Other scenes develop the bean motif further. Anthropomorphized bean warriors with delicate, dancer-like legs do battle with deer-headed figures. In running scenes, the runners themselves gradually morph into beans, or, as in a classic example of a spiraling scene, beans set off, slowly gathering human features as the images ascend.


“Most of the forms of iconography or expression ante- and postdating the Moche are either very geometric and abstract, or so supernatural and mythical that it’s difficult to interpret how the depicted figures might relate to the real world,” Caramanica explains. “The Moche are not only extremely realistic in their image-making, they also tend to repeat those images in different scenes, which makes it easier to identify, for instance, a husk of corn, or a particular character who reappears in scene after scene.”

These features—a lower level of abstraction than other Andean iconographical programs and a firm representational connection to the real world—are a large part of the style of Moche iconography.
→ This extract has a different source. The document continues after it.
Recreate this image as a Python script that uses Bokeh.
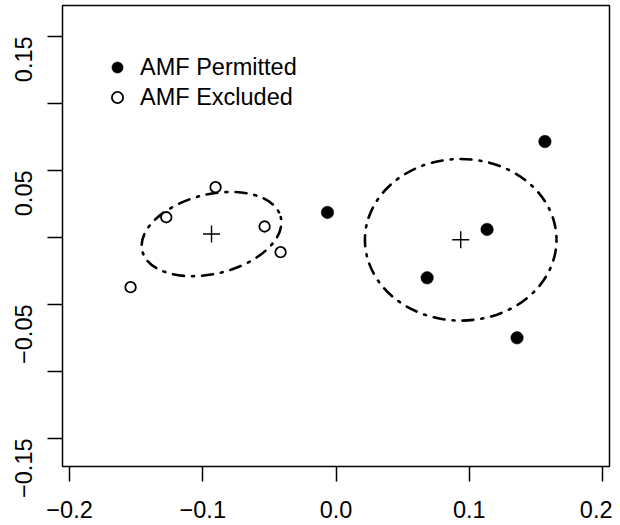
import math
import numpy as np
from bokeh.plotting import figure
from bokeh.models import ColumnDataSource, Legend, LegendItem, FixedTicker, Range1d
from bokeh.embed import file_html
from bokeh.resources import INLINE

# ---- data ----
permitted_x = [-0.0064, 0.1134, 0.0684, 0.1568, 0.1359]
permitted_y = [0.0187, 0.0060, -0.0301, 0.0716, -0.0749]
excluded_x = [-0.0904, -0.1274, -0.0536, -0.0416, -0.1542]
excluded_y = [0.0375, 0.0151, 0.0082, -0.0110, -0.0371]

# ellipse parameters per group: full width, full height (data units), angle (degrees)
groups = ["AMF Permitted", "AMF Excluded"]
ellipse_width = [0.1438, 0.1070]
ellipse_height = [0.1206, 0.0592]
ellipse_angle_deg = [0.0, 13.8]

x_ticks = [-0.2, -0.1, 0.0, 0.1, 0.2]
x_tick_labels = ["\u22120.2", "\u22120.1", "0.0", "0.1", "0.2"]
y_ticks = [0.15, 0.10, 0.05, 0.0, -0.05, -0.10, -0.15]
y_tick_labels = ["0.15", "", "0.05", "", "\u22120.05", "", "\u22120.15"]

FONT = "Liberation Sans"
FS = "23.5px"

p = figure(width=612, height=525, output_backend="svg", toolbar_location=None,
           x_range=Range1d(-0.2053, 0.2053), y_range=Range1d(-0.1709, 0.1731),
           min_border_left=62, min_border_right=3, min_border_top=5, min_border_bottom=59)
p.grid.visible = False
p.outline_line_color = "black"
p.outline_line_width = 1.5
p.background_fill_color = "white"
p.border_fill_color = "white"

# centroids from data
cx = [float(np.mean(permitted_x)), float(np.mean(excluded_x))]
cy = [float(np.mean(permitted_y)), float(np.mean(excluded_y))]

ell = ColumnDataSource(dict(x=cx, y=cy, w=ellipse_width, h=ellipse_height,
                            a=[math.radians(v) for v in ellipse_angle_deg]))
p.ellipse(x="x", y="y", width="w", height="h", angle="a", source=ell,
          fill_color=None, line_color="black", line_width=2.6,
          line_dash="2 8 11 8", line_cap="round")

p.scatter(x=cx, y=cy, marker="cross", size=17, line_color="black", line_width=1.4)

r_perm = p.scatter(x=permitted_x, y=permitted_y, marker="circle", size=12.5,
                   fill_color="black", line_color="black", line_width=0.5)
r_excl = p.scatter(x=excluded_x, y=excluded_y, marker="circle", size=10.5,
                   fill_color="white", line_color="black", line_width=1.8)

legend = Legend(items=[LegendItem(label=groups[0], renderers=[r_perm]),
                       LegendItem(label=groups[1], renderers=[r_excl])],
                location=(40, 355), margin=0, padding=0, spacing=2,
                glyph_width=30, glyph_height=28, label_height=28, label_standoff=8,
                label_text_font=FONT, label_text_font_size=FS, label_text_color="black",
                border_line_alpha=0, background_fill_alpha=0)
p.add_layout(legend)

for ax in (p.xaxis[0], p.yaxis[0]):
    ax.axis_line_color = None
    ax.major_tick_in = 0
    ax.major_tick_out = 15
    ax.major_tick_line_width = 1.5
    ax.major_tick_line_color = "black"
    ax.minor_tick_line_color = None
    ax.major_label_text_font = FONT
    ax.major_label_text_font_size = FS
    ax.major_label_text_color = "black"

p.xaxis[0].ticker = FixedTicker(ticks=x_ticks)
p.xaxis[0].major_label_overrides = {t: l for t, l in zip(x_ticks, x_tick_labels)}
p.xaxis[0].major_label_standoff = 19
p.yaxis[0].ticker = FixedTicker(ticks=y_ticks)
p.yaxis[0].major_label_overrides = {t: l for t, l in zip(y_ticks, y_tick_labels)}
p.yaxis[0].major_label_orientation = math.pi / 2
p.yaxis[0].major_label_standoff = 24

open("out.html", "w").write(file_html(p, INLINE))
Prisoners are depicted with ropes around their necks, facial hair, and tattoos—descriptions that match up with mummies excavated at Moche sites. As Caramanica explains, with the Moche, “the archaeological record is so complete and well preserved that oftentimes we can excavate a tomb or architectural site and pull out objects we’ve seen in the fineline images, or even bodies that are depicted in some of these images.”